Which brings me to my main point.  I think we can all agree that blacklists are iniquitous — essentially, blacklists mandate the suppression of people’s livelihoods just for holding unpopular opinions or beliefs.  It’s a good thing that Trumbo never wrote the word “nigger”, “queer” or “lesbo” in any of his screenplays, or else his work would be on another blacklist, this time drawn up by the humorless and wokey censors that are everywhere prevalent in show business, academia, government and corporations.  (That these sensitive, censorious souls are proud to call themselves Communists — I’m sorry, democratic socialists or anti-fascists — is an occasion for mirth, irony and satire, but of course ideologues, Marxists most of all, are characterized by a singular lack of a sense of humor.)

So here we are, in a full circle:  people are denied consideration for employment for their political beliefs;  employers get rid of people with contrary political beliefs;  and institutions are being forced to implement policies that parrot the “party line” or The Narrative (take your pick).

But here’s the essential difference between the 1950s-era blacklist and that of the 2010s.  When people fought back against Communism encroachment into the American polity and culture, it wasn’t because they were “fascists”  or “right-wingers”;  it was because the truths of life under Communism were everywhere to be seen:  gulags and the KGB in the Soviet Union, poverty, murder and corruption in socialist Third World countries, and rampant misery in all — all — the countries behind the Iron Curtain.  There was a very good reason to prevent Communism from taking hold here.

Now?  There are no examples of actual “fascism” in America, and to any Black person from the 1880s through the 1950s, the wokeist accusations of modern-day “systemic racism” would cause loud laughter and a shaking of the head.  The only ills that modern-day Communism would seek to cure are largely imaginary, a product of a mindset that demands “safe spaces”, “freedom from hate” and “Black(-only) Lives Matter”.

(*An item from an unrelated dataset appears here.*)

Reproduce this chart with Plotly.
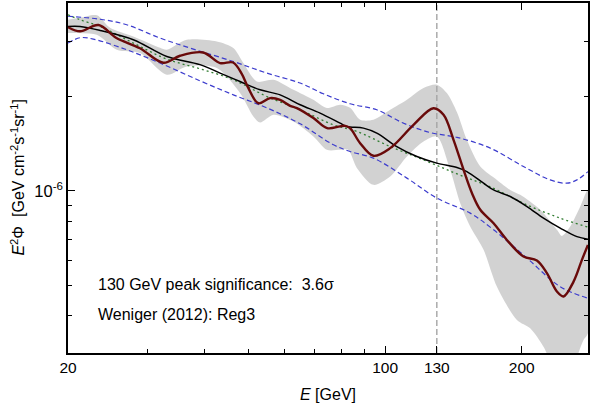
import numpy as np
import plotly.graph_objects as go

# ---------------- data (E in GeV, flux E^2*Phi in units of 1e-6 GeV cm^-2 s^-1 sr^-1)
data_E = [20.0, 21.26, 23.35, 25.52, 28.82, 32.45, 35.32, 39.70, 43.28, 46.22, 48.31, 49.96,
          52.56, 55.79, 58.70, 61.76, 63.89, 69.49, 74.50, 79.58, 81.63, 83.73, 88.09, 94.22,
          102.6, 115.5, 127.8, 134.5, 141.5, 148.9, 155.4, 162.1, 173.4, 185.5, 201.8, 216.0,
          227.3, 239.1, 247.3, 260.2, 271.5, 279.9]
data_F = [3.330, 3.233, 3.384, 3.083, 2.853, 2.565, 2.700, 2.766, 2.559, 2.570, 2.364, 2.129,
          1.904, 1.978, 1.953, 1.869, 1.838, 1.708, 1.586, 1.607, 1.613, 1.586, 1.420, 1.294,
          1.369, 1.625, 1.835, 1.749, 1.455, 1.167, 0.983, 0.870, 0.788, 0.697, 0.617, 0.599,
          0.546, 0.477, 0.460, 0.513, 0.602, 0.672]

model_E = [20.0, 21.26, 23.53, 27.86, 33.02, 39.09, 43.28, 47.89, 53.01, 58.70, 64.97, 71.89,
           79.58, 82.34, 89.58, 95.86, 106.1, 117.5, 130.0, 144.0, 151.4, 164.8, 173.4, 188.7,
           205.4, 223.4, 243.2, 264.7, 279.9]
model_F = [3.349, 3.349, 3.252, 3.037, 2.686, 2.530, 2.377, 2.235, 2.102, 2.026, 1.883, 1.771,
           1.645, 1.605, 1.586, 1.529, 1.385, 1.287, 1.226, 1.187, 1.152, 1.058, 1.007, 0.959,
           0.891, 0.818, 0.760, 0.714, 0.701]

bkg_E = [20.0, 21.26, 23.53, 27.86, 33.02, 39.09, 46.29, 54.85, 64.97, 76.92, 86.63, 102.6,
         121.5, 144.0, 170.5, 205.4, 243.2, 279.9]
bkg_F = [3.650, 3.518, 3.349, 2.964, 2.635, 2.453, 2.263, 2.001, 1.815, 1.625, 1.547, 1.385,
         1.256, 1.133, 1.030, 0.902, 0.818, 0.766]

up_E = [20.0, 23.53, 26.94, 31.91, 37.78, 46.29, 54.85, 64.97, 73.11, 83.73, 95.86, 109.7,
        125.7, 144.0, 170.5, 201.8, 231.1, 251.6, 264.7, 279.9]
up_F = [3.610, 3.532, 3.392, 3.075, 2.836, 2.589, 2.377, 2.209, 2.041, 1.897, 1.815, 1.645,
        1.535, 1.482, 1.369, 1.196, 1.084, 1.058, 1.084, 1.152]

lo_E = [20.0, 21.26, 22.74, 26.94, 31.91, 39.09, 46.29, 54.85, 64.97, 76.92, 83.73, 94.22,
        111.7, 130.0, 154.0, 173.4, 205.4, 243.2, 279.9]
lo_F = [2.964, 3.083, 3.052, 2.822, 2.559, 2.246, 2.026, 1.841, 1.637, 1.403, 1.335, 1.272,
        1.098, 0.948, 0.849, 0.751, 0.610, 0.494, 0.454]

band_hi_E = [20.0, 21.26, 23.17, 24.76, 27.86, 31.91, 33.02, 36.54, 42.56, 46.29, 48.70, 52.13,
             56.74, 62.80, 69.49, 74.39, 79.58, 83.73, 88.09, 94.22, 102.6, 111.7, 121.5, 130.0,
             136.8, 144.0, 151.4, 162.1, 176.4, 188.7, 198.5, 219.7, 239.1, 245.3, 255.8, 269.2,
             279.9]
band_hi_F = [3.518, 3.571, 3.638, 3.317, 3.112, 2.863, 2.822, 3.037, 2.999, 2.857, 2.559, 2.235,
             2.263, 2.102, 1.953, 1.838, 1.883, 1.841, 1.686, 1.686, 1.815, 1.953, 2.129, 2.182,
             2.052, 1.782, 1.455, 1.196, 1.084, 1.007, 0.971, 0.870, 0.751, 0.718, 0.769, 0.891,
             1.007]
band_lo_E = [20.0, 23.14, 25.61, 28.82, 33.02, 36.54, 42.56, 47.89, 51.24, 53.01, 56.74, 62.80,
             69.49, 74.39, 79.58, 82.88, 86.63, 94.22, 102.6, 111.7, 121.5, 130.0, 139.1, 146.4,
             154.0, 164.8, 176.4, 195.2, 208.8, 223.4, 237.1, 255.8, 273.7, 279.9]
band_lo_F = [3.190, 3.150, 2.822, 2.754, 2.348, 2.495, 2.466, 2.052, 1.727, 1.652, 1.749, 1.664,
             1.491, 1.352, 1.352, 1.352, 1.184, 1.045, 1.111, 1.287, 1.437, 1.491, 1.167, 0.913,
             0.769, 0.648, 0.494, 0.387, 0.364, 0.318, 0.27, 0.27, 0.334, 0.351]

PEAK_E = 130.0
UNIT = 1e-6
X_RANGE = [20.0, 280.0]
Y_RANGE = [3.035e-7, 3.98e-6]

x_ticks = [20, 100, 130, 200]
x_minor = [30, 40, 50, 60, 70, 80, 90]
y_ticks = [1e-6]
y_ticktext = ["10<sup>-6</sup>"]
y_minor = [3e-7, 4e-7, 5e-7, 6e-7, 7e-7, 8e-7, 9e-7, 2e-6, 3e-6]

sc = lambda arr: [v * UNIT for v in arr]

FONT = "Liberation Sans, Arial, Helvetica, sans-serif"

fig = go.Figure()

# uncertainty band (light grey with fine vertical hatching)
fig.add_trace(go.Scatter(
    x=band_hi_E + band_lo_E[::-1],
    y=sc(band_hi_F + band_lo_F[::-1]),
    fill="toself", mode="lines", line=dict(width=0, shape="spline", smoothing=0.8),
    fillcolor="rgb(210,210,210)",
    fillpattern=dict(shape="|", bgcolor="rgb(214,214,214)", fgcolor="rgb(198,198,198)",
                     size=2, solidity=0.5),
    hoverinfo="skip", showlegend=False))

# vertical marker at the line energy
fig.add_trace(go.Scatter(
    x=[PEAK_E, PEAK_E], y=Y_RANGE, mode="lines",
    line=dict(color="rgb(165,165,165)", width=1.4, dash="6px,3px"), showlegend=False))

# upper/lower dashed curves
for E, F in ((up_E, up_F), (lo_E, lo_F)):
    fig.add_trace(go.Scatter(
        x=E, y=sc(F), mode="lines",
        line=dict(color="rgb(60,60,205)", width=1.2, dash="5px,3px", shape="spline", smoothing=1.0),
        showlegend=False))

# background (green dotted)
fig.add_trace(go.Scatter(
    x=bkg_E, y=sc(bkg_F), mode="lines",
    line=dict(color="rgb(50,125,50)", width=1.3, dash="2px,3px", shape="spline", smoothing=1.0),
    showlegend=False))

# model (black)
fig.add_trace(go.Scatter(
    x=model_E, y=sc(model_F), mode="lines",
    line=dict(color="black", width=1.5, shape="spline", smoothing=1.0), showlegend=False))

# data (dark red)
fig.add_trace(go.Scatter(
    x=data_E, y=sc(data_F), mode="lines",
    line=dict(color="rgb(105,10,10)", width=2.4, shape="spline", smoothing=1.0), showlegend=False))

fig.update_layout(
    width=590, height=403,
    margin=dict(l=68, r=2, t=3, b=50, autoexpand=False),
    paper_bgcolor="white", plot_bgcolor="white",
    font=dict(family=FONT, size=16, color="black"),
    showlegend=False,
)

fig.update_xaxes(
    type="log", range=[np.log10(X_RANGE[0]), np.log10(X_RANGE[1])],
    tickvals=x_ticks, ticktext=[str(t) for t in x_ticks],
    ticks="inside", ticklen=7, tickwidth=1.2, tickcolor="black",
    minor=dict(tickvals=x_minor, ticks="inside", ticklen=4, tickwidth=1.2, tickcolor="black", showgrid=False),
    showgrid=False, zeroline=False,
    showline=True, linecolor="black", linewidth=1.5, mirror="allticks",
    tickfont=dict(size=15.5, family=FONT), automargin=False,
    title=dict(text="<i>E</i> [GeV]", font=dict(size=16, family=FONT), standoff=14),
)
fig.update_yaxes(
    type="log", range=[np.log10(Y_RANGE[0]), np.log10(Y_RANGE[1])],
    tickvals=y_ticks, ticktext=y_ticktext,
    ticks="inside", ticklen=7, tickwidth=1.2, tickcolor="black",
    minor=dict(tickvals=y_minor, ticks="inside", ticklen=4, tickwidth=1.2, tickcolor="black", showgrid=False),
    showgrid=False, zeroline=False, automargin=False,
    showline=True, linecolor="black", linewidth=1.5, mirror="allticks",
    tickfont=dict(size=16.5, family=FONT),
)

fig.add_annotation(
    text="<i>E</i><sup>2</sup>Φ\u00a0 [GeV cm<sup>-2</sup>s<sup>-1</sup>sr<sup>-1</sup>]",
    xref="paper", yref="paper", x=-0.097, y=0.5, textangle=-90,
    showarrow=False, font=dict(size=16, family=FONT), xanchor="center", yanchor="middle")

fig.add_annotation(
    text="130 GeV peak significance:\u00a0 3.6σ",
    xref="paper", yref="paper", x=0.0535, y=0.196, xanchor="left", yanchor="middle",
    showarrow=False, font=dict(size=16, family=FONT))
fig.add_annotation(
    text="Weniger (2012): Reg3",
    xref="paper", yref="paper", x=0.0535, y=0.110, xanchor="left", yanchor="middle",
    showarrow=False, font=dict(size=16, family=FONT))

fig.write_html("out.html", config={"displayModeBar": False},
               post_script="document.body.style.margin='0';document.body.style.overflow='hidden';")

One thing that does interest me, purely as an intellectual exercise:  would the late Dalton Trumbo agree with what’s going on with the modern-day blacklist?  If he didn’t — assuming he could see the parallels between his predicament in the 1950s with “wrongthinkers” of today — I would hope that he’d employ the same passionate arguments and his legendary scorn against today’s blacklist as he did for his own.

If, however, Trumbo didn’t come out against today’s blacklist and even supported its aims, then I would suggest that his blacklisting in the 1950s was fully justified.